One of the realities of the commercial trucking industry is that accidents happen. While most drivers will go through their careers without a major accident, an 18-wheeler crash can involve substantial damage. Moreover, others may be injured or killed in an accident that may occur due to a wide range of factors.
Avoiding the Nuclear Verdict
When juries are selected to hear the facts concerning any accident, they are often in the position to award substantial damages after a guilty verdict is rendered. In some cases, these damages are so large, those amounts are considered “nuclear” due to their impact on any trucking firm or defendant.
One example of such a verdict occurred in 2021 when a Texas jury awarded the family of an elderly woman with a total of $730 million in damages. The woman was killed when a truck with an oversized load drifted into her lane and caused her death.
There are other examples of such huge awards. However, the common thread in such awards is not due to the accident itself so much as the safety violations that were found to be involved.
A recent article on the Transportation Topics website addresses this reality and provides some helpful insights into how truckers and their firms can avoid facing such judgments.
Of course, insurance companies are intimately involved in evaluating how to enhance truck safety and avoid such outcomes. According to Bryan Smith, a vice president of HUB Insurance, “Companies that have subscribed to a safety culture and live and breathe it have stabilized premiums and don’t have a fear of nuclear verdicts because there are very few gaps that can be exposed.”

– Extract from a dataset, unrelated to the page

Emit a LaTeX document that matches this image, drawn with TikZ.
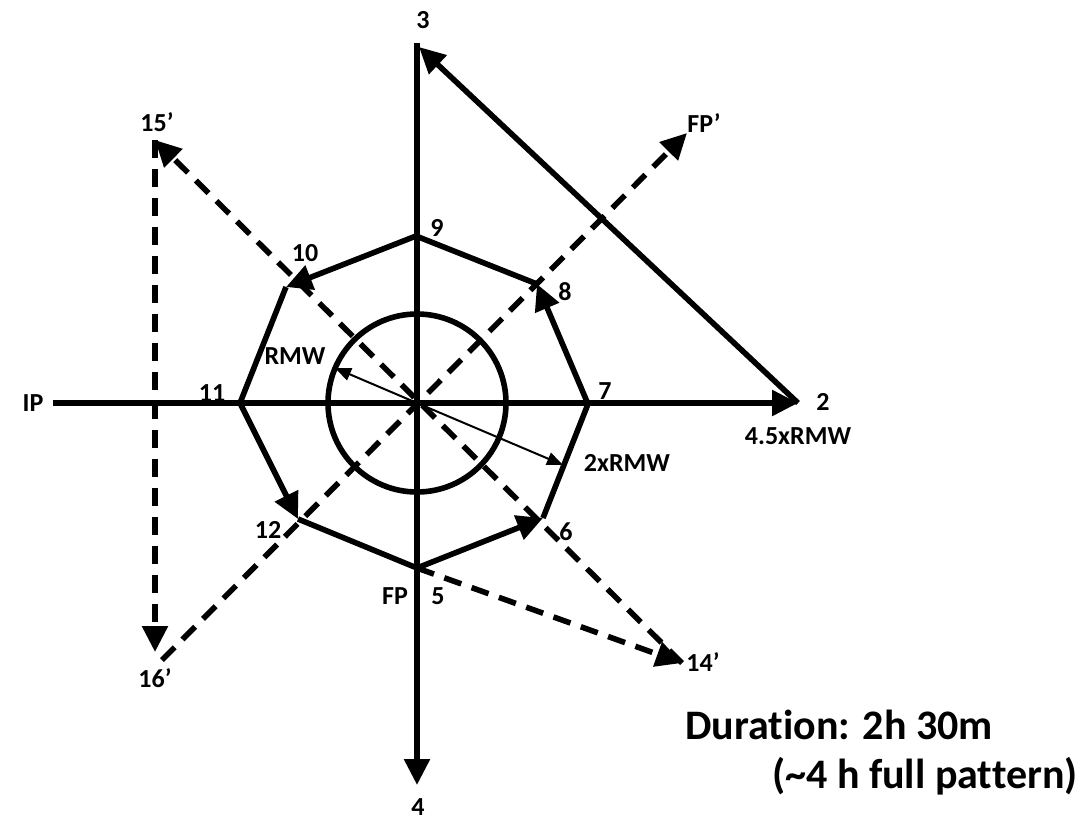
\documentclass[tikz,border=0pt]{standalone}
\usepackage{fontspec}
\setmainfont{Carlito}[Ligatures=NoCommon]
\usetikzlibrary{arrows.meta}
\begin{document}
\begin{tikzpicture}[x=1pt,y=-1pt,
  thk/.style={line width=5.6pt},
  dsh/.style={line width=5.6pt,dash pattern=on 18pt off 11pt},
  bigtip/.style={-{Triangle[length=26pt,width=25pt]}},
  thintip/.style={line width=2pt,-{Triangle[length=16pt,width=13pt]}},
  lbl/.style={font=\bfseries\fontsize{26}{26}\selectfont,inner sep=0pt},
  big/.style={font=\bfseries\fontsize{42}{44}\selectfont,inner sep=0pt,anchor=west}]
\useasboundingbox (0,0) rectangle (1087,823);
% points
\coordinate (O) at (417,403);
\coordinate (p3) at (417,43);
\coordinate (p3t) at (419,47);
\coordinate (p4) at (417,785);
\coordinate (ip) at (53,403);
\coordinate (p2) at (798,403);
\coordinate (v9) at (416,236);
\coordinate (v8) at (537,284);
\coordinate (v7) at (588,404);
\coordinate (v6) at (543,518);
\coordinate (v5) at (417,568);
\coordinate (v12) at (298,519);
\coordinate (v11) at (240,403);
\coordinate (v10) at (286,287);
\coordinate (q14) at (682,663);
\coordinate (q15) at (155,140);
\coordinate (q16) at (155,652);
\coordinate (q16s) at (162,660);
\coordinate (fpp) at (687,133);
\coordinate (rmw) at (335,368);
\coordinate (rmw2) at (563,465);
% axes
\draw[thk] (p3) -- (O);
\draw[thk,bigtip] (O) -- (p4);
\draw[thk,bigtip] (ip) -- (p2);
\draw[thk,bigtip] (p2) -- (p3t);
% circle
\draw[thk] (O) circle[radius=89];
% octagon
\draw[thk,bigtip] (v9) -- (v10);
\draw[thk,bigtip] (v10) -- (v11) -- (v12);
\draw[thk,bigtip] (v12) -- (v5) -- (v6);
\draw[thk,bigtip] (v6) -- (v7) -- (v8);
\draw[thk] (v8) -- (v9);
% dashed route
\draw[dsh,bigtip] (v5) -- (q14);
\draw[dsh,bigtip] (q14) -- (q15);
\draw[dsh,bigtip] (q15) -- (q16);
\draw[dsh,bigtip] (q16s) -- (fpp);
% radius arrows
\draw[thintip] (O) -- (rmw);
\draw[thintip] (O) -- (rmw2);
% labels
\node[lbl] (l3) at (423,20) {3};
\node[lbl] (l4) at (418,807) {4};
\node[lbl] (lip) at (33,403) {IP};
\node[lbl] (l2) at (823,402) {2};
\node[lbl] (l45) at (798,436) {4.5xRMW};
\node[lbl] (l9) at (437,228) {9};
\node[lbl] (l10) at (305,253) {10};
\node[lbl] (l8) at (565,292) {8};
\node[lbl] (l11) at (212,393) {11};
\node[lbl] (l7) at (605,391) {7};
\node[lbl] (l12) at (268,530) {12};
\node[lbl] (l6) at (566,532) {6};
\node[lbl] (lfp) at (395,596) {FP};
\node[lbl] (l5) at (438,596) {5};
\node[lbl] (l14) at (703,662) {14’};
\node[lbl] (l15) at (157,122) {15’};
\node[lbl] (l16) at (155,678) {16’};
\node[lbl] (lfpp) at (704,123) {FP’};
\node[lbl] (lrmw) at (295,356) {RMW};
\node[lbl] (l2rmw) at (627,463) {2xRMW};
\node[big] (dur) at (685,725) {Durat\kern0pt ion: 2h 30m};
\node[big] (full) at (772,776) {(\char`\~4 h full pattern)};
\end{tikzpicture}
\end{document}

Thus, the optimum way to avoid such a verdict is to develop a culture of safety that prevented an accident in the first place.
A Proactive Stance
The core lessons from a careful study of the nuclear verdicts include several definable steps that will mitigate the risk of accidents and their consequences. These include:
- Active and consistent safety processes and efforts
- Sharing and documenting all such activities
- Aggressive use of technology
- Viewing the first 24 hours after a possible claim as vital
A primary objective of the opposing side in a major jury is to show the accident occurred, at least in part, because of a systemic failure to focus on safety within the organizational culture. To avoid such a finding or impression, each company must keep current and accurate statistics and records that support their focus on safety. The records that are most useful show full documentation of consistent and effective hiring and training processes and procedures.
The article discusses that juries will see large judgments as a means to force changes in corporate behavior. Doug Marcello, a lawyer with Bluewire, helps firms manage risk and vulnerabilities. Showing an accident is not due to such systemic failures is essential, according to Marcello.
Success in this effort requires planning and the use of practical defenses, such as cameras, telematics, and active braking. These show a high level of concern for safety, as well as provide factual insights into any accident. However, Dan Cook, another insurance executive, notes that merely having the information is not sufficient.
Carriers must use the information to shape their policies and training for it to have the intended effect. This observation underlines the reality that many firms are overwhelmed by the data and information that they can access through today’s technologies.
A strong recommendation within the article is to ensure that aggressive steps are taken in the first 24 hours after any claim that involves serious injuries or fatalities. This includes getting experts on the ground immediately and collecting statements, conducting accident reconstruction, and ensuring no mitigating factors are overlooked.
The costs of avoiding a nuclear verdict are significant. However, as the term implies, the costs of such a situation can be catastrophic and well worth the cost of prevention.